Musings

Strings 2004, Day 2

Sen gave a very beautiful talk on 1+1 dimensional noncritical string theory. He worked out the relation between the infinite number of conserved charges of the Matrix model and the infinite number of conserved charges of the continuum theory. This relation was known at $\mu=0$ a decade ago. Sen’s contribution was to generalize the formula to nonzero $\mu$.

He then went on to discuss the long-standing puzzle of the subject: where is the 2D blackhole in the Matrix model? Unfortunately (to my mind), he discussed the question at $\mu=0$ — which is to say, using the formulæ available a decade ago. The idea was simply to identify the state in the Matrix model with the same set of conserved charges as the blackhole ($Q_{1,0}=M$, $Q_{j,0}=0$ for $j\gt 0$). The “solution” is to have a very large number of fermions and holes, each with very low energy.

Much of the rest of the day was devoted to fluxes.

Kachru’s talk was a nice overview of developments in flux compactifications in F-theory.

In the afternoon, Graña gave a very nice talk about her work with Minasian et al $SU(3)$ structures and Hitchin’s Generalized Calabi-Yau manifolds.

The last talk of the day was by Ofer Aharony about the deconfinement transition in large-N gauge theories at finite volume. For small enough volume, the transition can (interestingly enough) be studied in perturbation theory.

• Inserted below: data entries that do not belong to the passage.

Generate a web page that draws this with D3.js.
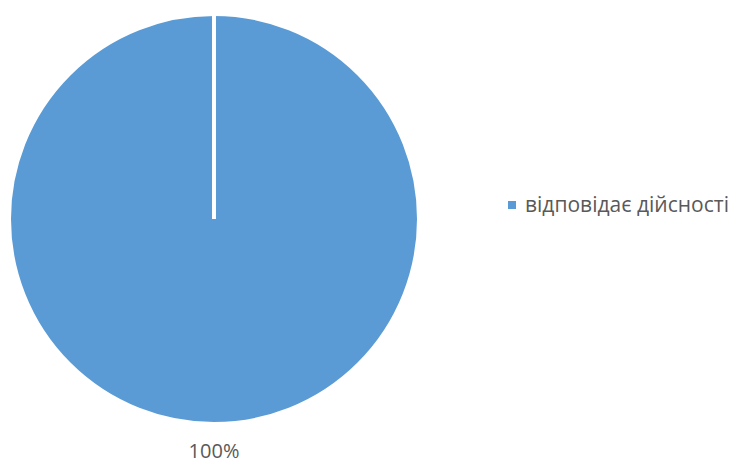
<!DOCTYPE html>
<html>
<head>
<meta charset="utf-8">
<script src="https://cdn.jsdelivr.net/npm/d3@7"></script>
<style>
  body { margin: 0; background: #fff; }
  svg { display: block; }
  text { font-family: "Open Sans", sans-serif; fill: #595959; }
</style>
</head>
<body>
<svg id="chart" width="734" height="464"></svg>
<script>
let categories = ["відповідає дійсності"];
let values = [100];
let valueLabels = ["100%"];
let colors = ["#5b9bd5"];

let margin = [];
margin.width = 734;
margin.height = 464;
margin.cx = 214;
margin.cy = 219;
margin.radius = 205;

let svg = d3.select("#chart");
let g = svg.append("g")
  .attr("transform", "translate(" + margin.cx + "," + margin.cy + ")");

let pie = d3.pie().sort(null).value((d) => { return d; });
let arcs = pie(values);
let arc = d3.arc().innerRadius(0).outerRadius(margin.radius);

g.selectAll("path")
  .data(arcs)
  .enter()
  .append("path")
    .attr("d", arc)
    .attr("fill", (d, i) => { return colors[i]; })
    .attr("stroke", "#fff")
    .attr("stroke-width", 4);

// slice border on the radial edge (full circle arc has none)
g.selectAll("line.edge")
  .data(arcs)
  .enter()
  .append("line")
    .attr("class", "edge")
    .attr("x1", 0)
    .attr("y1", 0)
    .attr("x2", (d) => { return margin.radius * Math.sin(d.startAngle); })
    .attr("y2", (d) => { return -margin.radius * Math.cos(d.startAngle); })
    .attr("stroke", "#fff")
    .attr("stroke-width", 4);

// data label below the pie
g.selectAll("text.lbl")
  .data(arcs)
  .enter()
  .append("text")
    .attr("class", "lbl")
    .attr("x", 0)
    .attr("y", margin.radius + 34)
    .style("text-anchor", "middle")
    .style("font-size", "20px")
    .text((d, i) => { return valueLabels[i]; });

// legend
let legend = svg.selectAll("g.legend")
  .data(categories)
  .enter()
  .append("g")
    .attr("class", "legend")
    .attr("transform", (d, i) => { return "translate(508," + (201 + i * 26) + ")"; });

legend.append("rect")
  .attr("width", 8)
  .attr("height", 8)
  .attr("fill", (d, i) => { return colors[i]; });

legend.append("text")
  .attr("x", 17)
  .attr("y", 11)
  .style("font-size", "21px")
  .text((d) => { return d; });
</script>
</body>
</html>
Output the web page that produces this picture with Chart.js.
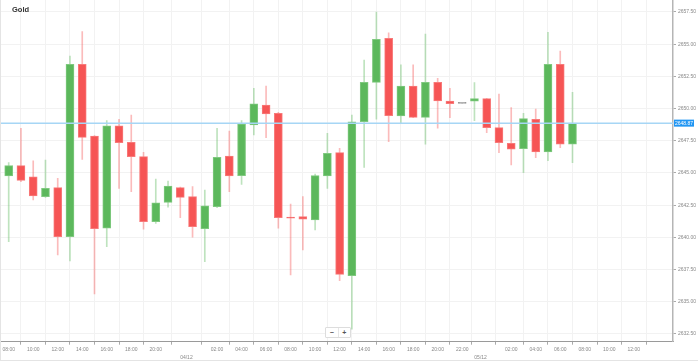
<!DOCTYPE html>
<html>
<head>
<meta charset="utf-8">
<script src="https://cdn.jsdelivr.net/npm/chart.js@4.4.1/dist/chart.umd.min.js"></script>
<style>
html,body{margin:0;padding:0;background:#fff;}
#wrap{position:relative;width:698px;height:361px;overflow:hidden;}
#c{position:absolute;left:0;top:0;}
#frame{position:absolute;left:0;top:0;width:698px;height:361px;box-sizing:border-box;border-left:1px solid #e4e4e4;border-bottom:1px solid #e4e4e4;pointer-events:none;}
#title{position:absolute;left:12px;top:5px;font:bold 7.5px "Liberation Sans",Arial,sans-serif;color:#333;}
#zoom{position:absolute;left:325px;top:327px;width:24px;height:9px;border:1px solid #ddd;border-radius:1px;background:#fff;display:flex;font:bold 7px "Liberation Sans",Arial,sans-serif;color:#555;}
#zoom span{flex:1;text-align:center;line-height:9px;}
#zoom span+span{border-left:1px solid #e6e6e6;}
</style>
</head>
<body>
<div id="wrap">
<canvas id="c" width="698" height="361"></canvas>
<div id="frame"></div>
<div id="title">Gold</div>
<div id="zoom"><span>−</span><span>+</span></div>
</div>
<script>
// Hourly candles (03/12 08:00 -> 05/12 07:00)
const times = ['08:00','09:00','10:00','11:00','12:00','13:00','14:00','15:00','16:00','17:00','18:00','19:00','20:00','21:00','23:00',
  '00:00','01:00','02:00','03:00','04:00','05:00','06:00','07:00','08:00','09:00','10:00','11:00','12:00','13:00','14:00','15:00','16:00','17:00','18:00','19:00','20:00','21:00','22:00','23:00',
  '00:00','01:00','02:00','03:00','04:00','05:00','06:00','07:00'];
const open  = [2644.77,2645.57,2644.71,2643.16,2643.86,2640.05,2653.44,2647.87,2640.71,2648.67,2647.38,2646.27,2641.22,2642.72,2643.86,
  2643.16,2640.68,2642.38,2646.32,2644.79,2648.73,2650.28,2649.63,2641.55,2641.61,2641.35,2644.77,2646.58,2637.03,2648.98,2652.04,2655.46,2649.43,2651.75,2649.32,2652.04,2650.59,2650.41,2650.57,
  2650.77,2648.52,2647.31,2646.89,2649.17,2646.63,2653.44,2647.23];
const high  = [2645.80,2648.47,2645.95,2646.01,2644.59,2654.08,2655.97,2647.90,2649.06,2649.17,2649.50,2646.61,2644.53,2644.38,2643.90,
  2643.94,2643.68,2648.47,2648.26,2649.06,2651.58,2651.75,2649.70,2642.59,2643.16,2644.92,2648.08,2646.92,2649.50,2653.77,2657.50,2655.89,2653.39,2653.39,2655.79,2652.35,2651.58,2650.41,2652.01,
  2650.80,2651.13,2650.07,2649.64,2649.97,2655.92,2654.47,2651.27];
const low   = [2639.67,2644.33,2642.90,2643.10,2638.63,2638.17,2646.06,2635.61,2639.28,2643.81,2643.55,2640.63,2641.09,2642.34,2641.53,
  2640.01,2638.11,2642.30,2643.55,2644.12,2647.95,2647.74,2640.71,2637.08,2639.02,2640.57,2643.81,2636.64,2632.87,2645.44,2649.17,2647.43,2648.86,2649.30,2647.23,2648.47,2649.29,2650.41,2649.06,
  2648.13,2646.58,2645.62,2645.02,2646.19,2645.96,2646.96,2645.80];
const close = [2645.57,2644.43,2643.21,2643.81,2640.05,2653.44,2647.77,2640.68,2648.67,2647.35,2646.27,2641.22,2642.69,2643.99,2643.11,
  2640.83,2642.44,2646.22,2644.77,2648.80,2650.36,2649.58,2641.53,2641.50,2641.41,2644.79,2646.53,2637.13,2648.98,2652.04,2655.38,2649.45,2651.75,2649.32,2652.04,2650.59,2650.38,2650.41,2650.77,
  2648.52,2647.35,2646.84,2649.22,2646.63,2653.44,2647.23,2648.87];
const lastPrice = 2648.87;

// X-axis labels (positions in candle-slot units)
const tickIdx  = [0,2,4,6,8,10,12,14.5,17,19,21,23,25,27,29,31,33,35,37,38.5,41,43,45,47,49,51];
const tickText = ['08:00','10:00','12:00','14:00','16:00','18:00','20:00','04/12','02:00','04:00','06:00','08:00','10:00','12:00','14:00','16:00','18:00','20:00','22:00','05/12','02:00','04:00','06:00','08:00','10:00','12:00'];
const dateLabels = ['04/12','05/12'];
const yTicks = [2632.5,2635,2637.5,2640,2642.5,2645,2647.5,2650,2652.5,2655,2657.5];
const xRange = [-0.71, 54.2];
const yRange = [2631.9, 2658.43];

const GREEN='#5cb85c', RED='#f65555', GRAY='#999999';
const dir = open.map((o,i)=> close[i]>o ? 1 : (close[i]<o ? -1 : 0));
const bodyColor = dir.map(d=> d>0?GREEN:(d<0?RED:GRAY));
const bodyBorder = dir.map(d=> d>0?'#7fc97f':(d<0?'#f87a7a':GRAY));
const wickColor = dir.map(d=> d>0?'rgba(92,184,92,0.4)':(d<0?'rgba(246,85,85,0.4)':'rgba(150,150,150,0.4)'));

const priceLine = {
  id:'priceLine',
  afterDatasetsDraw(chart){
    const {ctx, chartArea:a, scales:{y}} = chart;
    const py = y.getPixelForValue(lastPrice);
    ctx.save();
    ctx.strokeStyle='#a6d6f5'; ctx.lineWidth=1.5;
    ctx.beginPath(); ctx.moveTo(a.left,py); ctx.lineTo(a.right,py); ctx.stroke();
    ctx.restore();
  },
  afterDraw(chart){
    const {ctx, chartArea:a, scales:{y}} = chart;
    const py = y.getPixelForValue(lastPrice);
    ctx.save();
    ctx.fillStyle='#2196f3';
    ctx.fillRect(a.right+1, py-3.5, 20, 7);
    ctx.fillStyle='#fff';
    ctx.font='5px "Liberation Sans", Arial, sans-serif';
    ctx.textAlign='center'; ctx.textBaseline='middle';
    ctx.fillText(lastPrice.toFixed(2), a.right+11, py+0.3);
    ctx.restore();
  }
};

new Chart(document.getElementById('c'), {
  type:'bar',
  data:{
    datasets:[
      {
        label:'wick',
        data: open.map((o,i)=>({x:i, y:[low[i], high[i]]})),
        backgroundColor: wickColor,
        barThickness:1,
        grouped:false,
        order:2
      },
      {
        label:'body',
        data: open.map((o,i)=>({x:i, y:[o, close[i]]})),
        backgroundColor: bodyColor,
        borderColor: bodyBorder,
        borderWidth:1,
        borderSkipped:false,
        barThickness:8,
        minBarLength:1,
        grouped:false,
        order:1
      }
    ]
  },
  plugins:[priceLine],
  options:{
    responsive:false,
    animation:false,
    devicePixelRatio:1,
    layout:{padding:0},
    plugins:{legend:{display:false}, tooltip:{enabled:false}},
    scales:{
      x:{
        type:'linear',
        min:xRange[0], max:xRange[1],
        offset:false,
        afterBuildTicks(s){ s.ticks = tickIdx.map(v=>({value:v})); },
        afterFit(s){ s.height = 19.3; s.paddingLeft = 0; s.paddingRight = 0; },
        ticks:{
          autoSkip:false, maxRotation:0, minRotation:0,
          padding:1,
          color:'#888',
          font:{size:5, family:'"Liberation Sans", Arial, sans-serif', lineHeight:1.6},
          callback(v,i){ const t = tickText[i]; return dateLabels.includes(t) ? ['', t] : t; }
        },
        grid:{color:'#f2f2f2', lineWidth:1, tickLength:3, tickColor:'#aaa'},
        border:{color:'#9a9a9a', width:1}
      },
      y:{
        type:'linear',
        position:'right',
        min:yRange[0], max:yRange[1],
        afterBuildTicks(s){ s.ticks = yTicks.map(v=>({value:v})); },
        afterFit(s){ s.width = 25; s.paddingTop = 0; s.paddingBottom = 0; },
        ticks:{
          padding:2,
          color:'#888',
          font:{size:5, family:'"Liberation Sans", Arial, sans-serif'},
          callback(v){ return Number(v).toFixed(2); }
        },
        grid:{color:'#f2f2f2', lineWidth:1, tickLength:3, tickColor:'#aaa'},
        border:{color:'#b5b5b5', width:1.5}
      }
    }
  }
});
</script>
</body>
</html>
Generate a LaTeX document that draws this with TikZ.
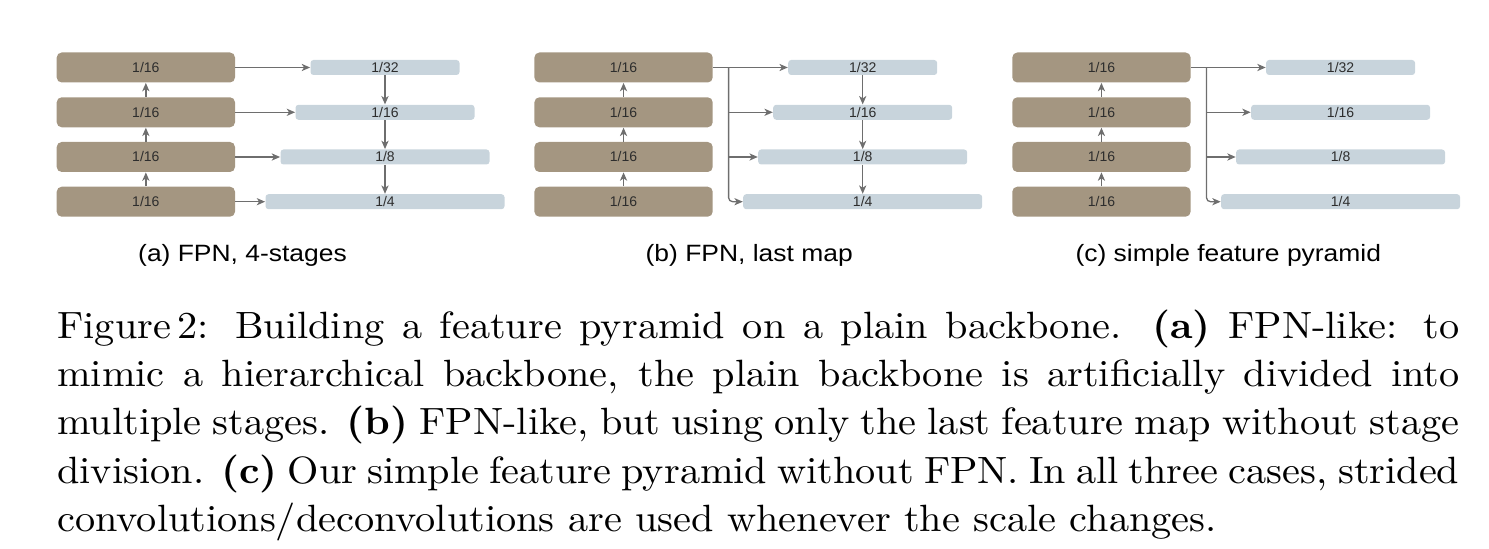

For the free theory, the path integral reduces to a unitary matrix model (for the Wilson line around the thermal circle), and one finds a Hagedorn transition (for free N=4 SYM on $S^3$) at $T_H= -1/(\log(7-4\sqrt{3})R$. The interacting theory is still governed by a Matrix model, one whose effective action is more complicated, but which can be computed in perturbation theory. The phase structure depends on the signs of the coefficients in this effective action.